My issues are unique, and somewhat self-inflicted, but maybe someone can benefit from what I learned:

1. Don’t put a radiant (eg. cast iron or soapstone) stove in front of an exterior masonry wall, or worse yet, in a fireplace. The stone will suck up an enormous part of the heat you are able to generate from that stove, and radiate it to your back yard. These applications call for highly-convective stoves that put very little heat off their back side.

2. Wood stoves are not forever, and older is not better. Maybe they don’t make them like they used to, but that’s only because today’s technology is soooo much better. Like your refrigerator, which you can count on replacing each decade, don’t pretend your marrying this thing.

3. Believe what members here are saying. When you constantly hear one brand does something better than the rest, there is a reason you keep hearing that. Woodstock has fantastic customer service, BK has insane burn times, Englander makes a super-reliable budget stove... there’s a reason these brands come up, over and over, and over.

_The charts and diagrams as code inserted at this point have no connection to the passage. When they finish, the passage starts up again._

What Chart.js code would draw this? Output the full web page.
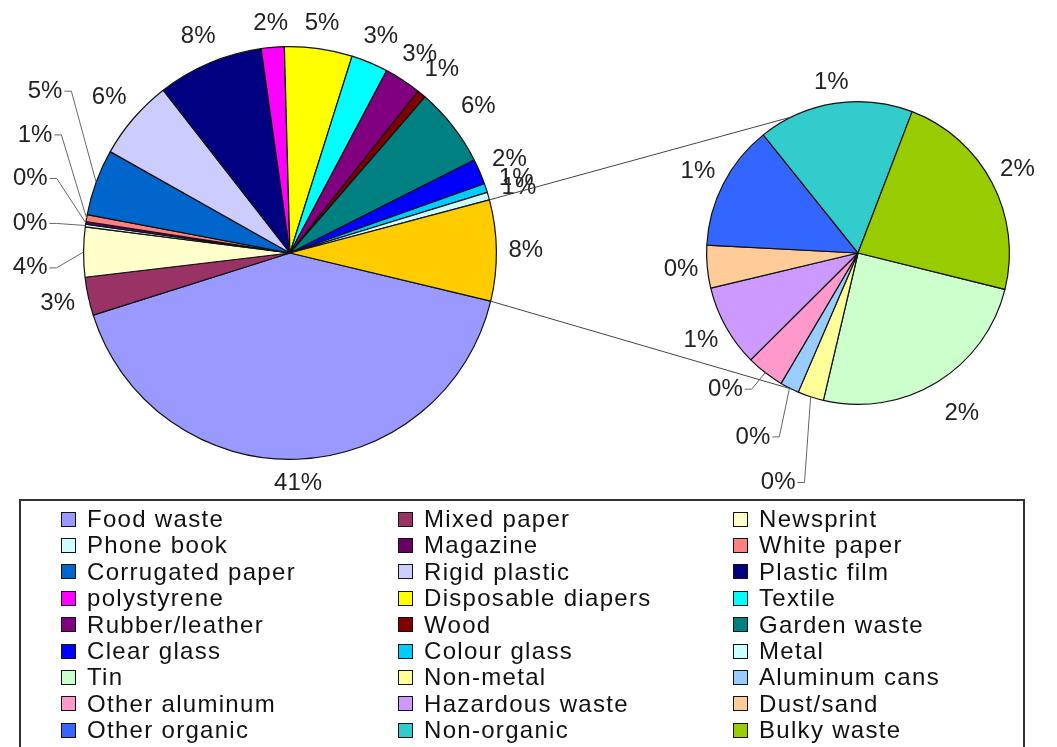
<!DOCTYPE html>
<html>
<head>
<meta charset="utf-8">
<script src="https://cdn.jsdelivr.net/npm/chart.js@4"></script>
<style>
html, body { margin: 0; padding: 0; background: #fff; }
body { width: 1057px; height: 747px; overflow: hidden; position: relative; font-family: "Liberation Sans", Arial, sans-serif; }
#mainPie { position: absolute; left: 0; top: 0; }
#subPie { position: absolute; left: 580px; top: 0; }
#links { position: absolute; left: 0; top: 0; pointer-events: none; }
#legendBox { position: absolute; left: 19px; top: 499px; width: 1006px; height: 280px; border: 2px solid #333; box-sizing: border-box; }
.item { position: absolute; height: 26px; display: flex; align-items: center; font-size: 24px; letter-spacing: 1.3px; color: #111; white-space: nowrap; }
.sw { width: 15px; height: 15px; border: 1px solid #111; box-sizing: border-box; margin-right: 11px; flex: none; }
</style>
</head>
<body>
<canvas id="mainPie" width="580" height="500"></canvas>
<canvas id="subPie" width="477" height="500"></canvas>
<canvas id="links" width="1057" height="500"></canvas>
<div id="legendBox"></div>
<script>
// main pie (share of total, %)
const mainLabels = ['Food waste', 'Mixed paper', 'Newsprint', 'Phone book', 'Magazine', 'White paper',
  'Corrugated paper', 'Rigid plastic', 'Plastic film', 'polystyrene', 'Disposable diapers', 'Textile',
  'Rubber/leather', 'Wood', 'Garden waste', 'Clear glass', 'Colour glass', 'Metal'];
const mainValues = [41.4, 3.0, 3.9, 0.2, 0.2, 0.55, 5.2, 6.3, 8.3, 1.8, 5.3, 2.9, 2.9, 0.7, 6.2, 2.0, 0.7, 0.6];
const mainColors = ['#9999FF', '#993366', '#FFFFCC', '#CCFFFF', '#660066', '#FF8080',
  '#0066CC', '#CCCCFF', '#000080', '#FF00FF', '#FFFF00', '#00FFFF',
  '#800080', '#800000', '#008080', '#0000FF', '#00CCFF', '#CCFFFF'];

// second pie (split out of the main one)
const subLabels = ['Tin', 'Non-metal', 'Aluminum cans', 'Other aluminum', 'Hazardous waste', 'Dust/sand',
  'Other organic', 'Non-organic', 'Bulky waste'];
const subValues = [1.96, 0.22, 0.16, 0.32, 0.69, 0.36, 1.06, 1.31, 1.82];
const subColors = ['#CCFFCC', '#FFFF99', '#99CCFF', '#FF99CC', '#CC99FF', '#FFCC99',
  '#3366FF', '#33CCCC', '#99CC00'];

const otherColor = '#FFCC00';

const sum = arr => arr.reduce((a, b) => a + b, 0);
const otherValue = sum(subValues);
const grandTotal = sum(mainValues) + otherValue;

// labels pushed aside, offset in px from the default spot (leader: draw a line back to the slice)
const mainMoves = {
  2: { dx: -24, dy: 16, leader: true },
  3: { dx: -25, dy: 2, leader: true },
  4: { dx: -25, dy: -40, leader: true },
  5: { dx: -21, dy: -78, leader: true },
  6: { dx: -21, dy: -80, leader: true }
};
const subMoves = {
  0: { dx: 11, dy: 9, leader: false },
  1: { dx: -25, dy: 63, leader: true },
  2: { dx: -25, dy: 26, leader: true },
  3: { dx: -23, dy: -5, leader: true }
};

const pctLabels = {
  id: 'pctLabels',
  afterDatasetsDraw(chart, args, opts) {
    const ctx = chart.ctx;
    const data = chart.data.datasets[0].data;
    const arcs = chart.getDatasetMeta(0).data;
    ctx.save();
    ctx.font = '24px "Liberation Sans", Arial, sans-serif';
    ctx.textAlign = 'center';
    ctx.textBaseline = 'middle';
    arcs.forEach((arc, i) => {
      const p = arc.getProps(['x', 'y', 'startAngle', 'endAngle', 'outerRadius'], true);
      const mid = (p.startAngle + p.endAngle) / 2;
      const cos = Math.cos(mid), sin = Math.sin(mid);
      const txt = Math.round(data[i] / opts.total * 100) + '%';
      const w = ctx.measureText(txt).width;
      const ext = Math.abs(cos) * w / 2 + Math.abs(sin) * 11;
      const d = p.outerRadius + opts.gap + ext;
      let lx = p.x + cos * d, ly = p.y + sin * d;
      const mv = opts.moves[i];
      if (mv) {
        lx += mv.dx;
        ly += mv.dy;
        if (mv.leader) {
          ctx.beginPath();
          ctx.moveTo(lx + w / 2 + 2, ly);
          ctx.lineTo(lx + w / 2 + 9, ly);
          ctx.lineTo(p.x + cos * p.outerRadius, p.y + sin * p.outerRadius);
          ctx.strokeStyle = '#666';
          ctx.lineWidth = 1;
          ctx.stroke();
        }
      }
      ctx.fillStyle = '#222';
      ctx.fillText(txt, lx, ly);
    });
    ctx.restore();
  }
};

function pieOptions(rotation, padding, gap, moves) {
  return {
    responsive: false,
    animation: false,
    rotation: rotation,
    layout: { padding: padding },
    plugins: {
      legend: { display: false },
      tooltip: { enabled: false },
      pctLabels: { total: grandTotal, gap: gap, moves: moves }
    }
  };
}

const mainChart = new Chart(document.getElementById('mainPie'), {
  type: 'pie',
  data: {
    labels: mainLabels.concat(['Other']),
    datasets: [{
      data: mainValues.concat([otherValue]),
      backgroundColor: mainColors.concat([otherColor]),
      borderColor: '#111',
      borderWidth: 1.2
    }]
  },
  options: pieOptions(103.5, { left: 83, right: 83, top: 46, bottom: 40 }, 12, mainMoves),
  plugins: [pctLabels]
});

const subChart = new Chart(document.getElementById('subPie'), {
  type: 'pie',
  data: {
    labels: subLabels,
    datasets: [{
      data: subValues,
      backgroundColor: subColors,
      borderColor: '#111',
      borderWidth: 1.2
    }]
  },
  options: pieOptions(103.9, { left: 126, right: 47, top: 101, bottom: 95 }, 8, subMoves),
  plugins: [pctLabels]
});

// lines joining the "Other" slice to the second pie
function drawConnectors() {
  const mc = document.getElementById('mainPie');
  const sc = document.getElementById('subPie');
  const ctx = document.getElementById('links').getContext('2d');
  const m = mainChart.getDatasetMeta(0).data[mainValues.length]
    .getProps(['x', 'y', 'startAngle', 'endAngle', 'outerRadius'], true);
  const s = subChart.getDatasetMeta(0).data[0].getProps(['x', 'y', 'outerRadius'], true);
  const spread = 64 * Math.PI / 180;
  const pairs = [[m.startAngle, Math.PI + spread], [m.endAngle, Math.PI - spread]];
  ctx.strokeStyle = '#444';
  ctx.lineWidth = 1;
  pairs.forEach(([a, b]) => {
    ctx.beginPath();
    ctx.moveTo(mc.offsetLeft + m.x + Math.cos(a) * m.outerRadius, mc.offsetTop + m.y + Math.sin(a) * m.outerRadius);
    ctx.lineTo(sc.offsetLeft + s.x + Math.cos(b) * s.outerRadius, sc.offsetTop + s.y + Math.sin(b) * s.outerRadius);
    ctx.stroke();
  });
}
drawConnectors();

// legend, three columns, row by row
const colX = [61, 398, 733];
const legendNames = mainLabels.concat(subLabels);
const legendColors = mainColors.concat(subColors);
legendNames.forEach((name, i) => {
  const item = document.createElement('div');
  item.className = 'item';
  item.style.left = colX[i % 3] + 'px';
  item.style.top = (506 + Math.floor(i / 3) * 26.4) + 'px';
  const sw = document.createElement('span');
  sw.className = 'sw';
  sw.style.background = legendColors[i];
  item.appendChild(sw);
  item.appendChild(document.createTextNode(name));
  document.body.appendChild(item);
});
</script>
</body>
</html>
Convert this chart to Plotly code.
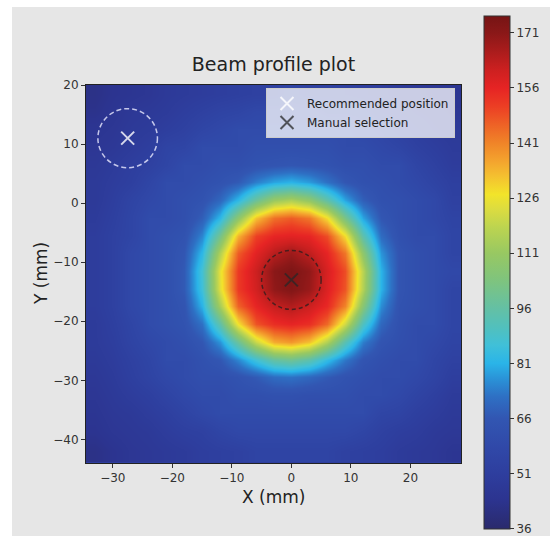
import plotly.graph_objects as go

# ---------------- data ----------------
x_mm = [-33, -30, -27, -24, -21, -18, -15, -12, -9, -6, -3, 0, 3, 6, 9, 12, 15, 18, 21, 24, 27]
y_mm_top_down = [18.5, 15.5, 12.5, 9.5, 6.5, 3.5, 0.5, -2.5, -5.5, -8.5, -11.5, -14.5,
                 -17.5, -20.5, -23.5, -26.5, -29.5, -32.5, -35.5, -38.5, -42]
intensity_top_down = [
    [42, 44, 45, 46, 48, 49, 50, 51, 52, 53, 53, 55, 53, 53, 52, 51, 50, 48, 47, 46, 45],
    [43, 45, 47, 48, 49, 51, 53, 55, 56, 58, 58, 58, 58, 56, 56, 55, 52, 51, 49, 48, 46],
    [45, 46, 48, 49, 51, 53, 56, 58, 60, 60, 60, 60, 60, 60, 60, 58, 56, 53, 51, 49, 48],
    [46, 47, 49, 51, 55, 56, 60, 60, 60, 62, 62, 62, 62, 62, 60, 60, 58, 56, 53, 51, 49],
    [47, 49, 51, 53, 56, 60, 60, 62, 62, 64, 65, 66, 65, 64, 62, 62, 60, 60, 56, 53, 50],
    [48, 50, 52, 56, 60, 60, 62, 64, 67, 74, 79, 81, 78, 72, 66, 63, 62, 60, 58, 55, 52],
    [48, 51, 55, 58, 60, 62, 64, 70, 82, 98, 111, 115, 109, 95, 79, 68, 63, 62, 60, 58, 53],
    [49, 52, 56, 60, 60, 62, 68, 82, 108, 132, 144, 147, 143, 128, 102, 79, 66, 62, 60, 58, 55],
    [50, 53, 56, 60, 62, 64, 75, 101, 134, 151, 156, 157, 156, 149, 128, 94, 71, 63, 60, 60, 56],
    [50, 53, 58, 60, 62, 66, 82, 116, 147, 157, 164, 168, 163, 156, 143, 108, 77, 65, 62, 60, 56],
    [50, 53, 58, 60, 62, 67, 87, 125, 152, 161, 171, 174, 170, 159, 149, 117, 81, 65, 62, 60, 58],
    [50, 53, 58, 60, 62, 67, 86, 124, 152, 160, 170, 173, 169, 158, 148, 116, 81, 65, 62, 60, 56],
    [50, 53, 58, 60, 62, 65, 81, 114, 146, 156, 162, 165, 161, 155, 141, 106, 76, 64, 62, 60, 56],
    [49, 52, 56, 60, 62, 64, 72, 95, 127, 148, 154, 156, 154, 145, 121, 90, 70, 63, 60, 60, 56],
    [49, 51, 55, 58, 60, 62, 66, 77, 98, 120, 135, 138, 132, 116, 93, 74, 65, 62, 60, 58, 55],
    [48, 50, 53, 56, 60, 60, 63, 66, 75, 86, 96, 99, 94, 83, 73, 65, 62, 60, 60, 56, 53],
    [47, 49, 52, 55, 58, 60, 62, 62, 64, 67, 71, 72, 70, 67, 64, 62, 60, 60, 58, 55, 51],
    [46, 48, 50, 52, 55, 58, 60, 60, 62, 62, 63, 63, 62, 62, 62, 60, 60, 58, 55, 52, 49],
    [45, 47, 48, 50, 52, 55, 58, 60, 60, 60, 60, 60, 60, 60, 60, 60, 56, 55, 52, 50, 48],
    [44, 46, 47, 48, 50, 52, 53, 56, 58, 58, 58, 58, 58, 58, 58, 56, 53, 51, 50, 48, 47],
    [42, 44, 46, 47, 48, 49, 51, 52, 53, 55, 55, 55, 55, 55, 53, 52, 51, 49, 48, 47, 45],
]
z_min, z_max = 35.9, 175.6
colorbar_ticks = [36, 51, 66, 81, 96, 111, 126, 141, 156, 171]

recommended_x, recommended_y = [-27.5], [11]
manual_x, manual_y = [0], [-13]
circle_radius = 5

x_ticks = [-30, -20, -10, 0, 10, 20]
y_ticks = [-40, -30, -20, -10, 0, 10, 20]

# ---------------- colour map (style) ----------------
cmap_vals = [35.9, 44, 51, 58, 66, 72, 77, 81, 86, 91, 96, 104, 111, 118, 123, 127,
             132, 136, 141, 146, 151, 156, 161, 166, 171, 175.6]
cmap_cols = ["#2a2a6c", "#2c3490", "#2e3e9e", "#3048a8", "#3256b2", "#2e70c4", "#2a94d8",
             "#2ab4e8", "#40c0d8", "#52c0bc", "#64c0a4", "#80c47c", "#98c862", "#bcd450",
             "#dcdc40", "#f2e42a", "#f4c030", "#f4a42e", "#f08428", "#ee6226", "#ec3e24",
             "#e62424", "#cc2020", "#aa1c1c", "#8a1818", "#761414"]
colorscale = [[(v - z_min) / (z_max - z_min), c] for v, c in zip(cmap_vals, cmap_cols)]

FONT = "DejaVu Sans"
W, H = 550, 536
L, R, T, B = 86, 89, 85, 73
pw, ph = W - L - R, H - T - B

fig = go.Figure()
fig.add_trace(go.Heatmap(
    x=x_mm, y=y_mm_top_down[::-1], z=intensity_top_down[::-1],
    zmin=z_min, zmax=z_max, colorscale=colorscale, zsmooth="best",
    colorbar=dict(
        x=(484 - L) / pw, xanchor="left", xpad=0, ypad=0,
        y=(H - B - 272.5) / ph, yanchor="middle",
        len=513, lenmode="pixels", thickness=26, thicknessmode="pixels",
        outlinewidth=1, outlinecolor="#333",
        tickvals=colorbar_ticks, ticks="outside", ticklen=4, tickcolor="#333",
        tickfont=dict(family=FONT, size=12, color="#333"),
    ),
    hoverinfo="skip",
))

fig.add_trace(go.Scatter(
    x=recommended_x, y=recommended_y, mode="markers", name="Recommended position",
    marker=dict(symbol="x-thin", size=13, color="rgba(255,255,255,0.8)",
                line=dict(width=2, color="rgba(255,255,255,0.8)")),
))
fig.add_trace(go.Scatter(
    x=manual_x, y=manual_y, mode="markers", name="Manual selection",
    marker=dict(symbol="x-thin", size=13, color="rgba(40,40,40,0.75)",
                line=dict(width=2, color="rgba(40,40,40,0.75)")),
))

shapes = [
    dict(type="rect", xref="paper", yref="paper", x0=-1, x1=2,
         y0=(H - B - 7) / ph, y1=2, fillcolor="white", line_width=0, layer="below"),
    dict(type="rect", xref="paper", yref="paper", x0=-1, x1=(12 - L) / pw,
         y0=-1, y1=2, fillcolor="white", line_width=0, layer="below"),
    dict(type="circle", xref="x", yref="y",
         x0=recommended_x[0] - circle_radius, x1=recommended_x[0] + circle_radius,
         y0=recommended_y[0] - circle_radius, y1=recommended_y[0] + circle_radius,
         line=dict(color="rgba(235,235,255,0.8)", width=1.5, dash="5px,3px")),
    dict(type="circle", xref="x", yref="y",
         x0=manual_x[0] - circle_radius, x1=manual_x[0] + circle_radius,
         y0=manual_y[0] - circle_radius, y1=manual_y[0] + circle_radius,
         line=dict(color="rgba(30,30,30,0.7)", width=1.5, dash="4px,3px")),
]

axis_common = dict(showgrid=False, zeroline=False, showline=True, mirror=True,
                   linecolor="#222", linewidth=1, ticks="outside", ticklen=4,
                   tickcolor="#333", tickfont=dict(family=FONT, size=12, color="#333"))

fig.update_layout(
    width=W, height=H, margin=dict(l=L, r=R, t=T, b=B, autoexpand=False),
    paper_bgcolor="#e6e6e6", plot_bgcolor="#2e3e9e",
    font=dict(family=FONT, color="#222"),
    title=dict(text="Beam profile plot", x=0.5, xref="paper", xanchor="center",
               y=1 - 64 / H, yanchor="middle", font=dict(family=FONT, size=19, color="#222")),
    xaxis=dict(range=[-34.5, 28.5], tickvals=x_ticks, **axis_common),
    yaxis=dict(range=[-44, 20], tickvals=y_ticks, **axis_common),
    shapes=shapes,
    legend=dict(x=(455 - L) / pw, xanchor="right", y=(H - B - 88) / ph, yanchor="top",
                bgcolor="rgba(255,255,255,0.75)", bordercolor="#cccccc", borderwidth=1,
                font=dict(family=FONT, size=12, color="#222"), tracegroupgap=0),
    annotations=[
        dict(text="X (mm)", xref="paper", yref="paper", x=0.5, y=(H - B - 497) / ph,
             xanchor="center", yanchor="middle", showarrow=False,
             font=dict(family=FONT, size=17, color="#222")),
        dict(text="Y (mm)", xref="paper", yref="paper", x=(41 - L) / pw, y=0.5,
             xanchor="center", yanchor="middle", showarrow=False, textangle=-90,
             font=dict(family=FONT, size=17, color="#222")),
    ],
)

fig.write_html("out.html")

4. Don’t think you need to heat your house 100% with wood, and make your family suffer for it. Program the thermostats on your central heating for whatever temperature you want to keep your house at various times of the day, and just make it your personal game to handle as much of that overall need as possible by keeping the stove fed. Even if you burn a small amount of oil or electrons, you’re putting one heck of a dent in your heating bill, and you will maintain domestic tranquility.
 
Deep firebox and ash lip. I have neither but i have an insert. I would love a freestanding stove with a square box and a deep firebox (not depth front to back but more bottom of firebox in comparison to the door) Some can be deep and better allow 24/7 burning. My firebox seems to fill with ash even from burning 48-55 hours (Friday night through Sunday night) I dont think i could burn 24/7 with my firebox and i would have way too much ash build up.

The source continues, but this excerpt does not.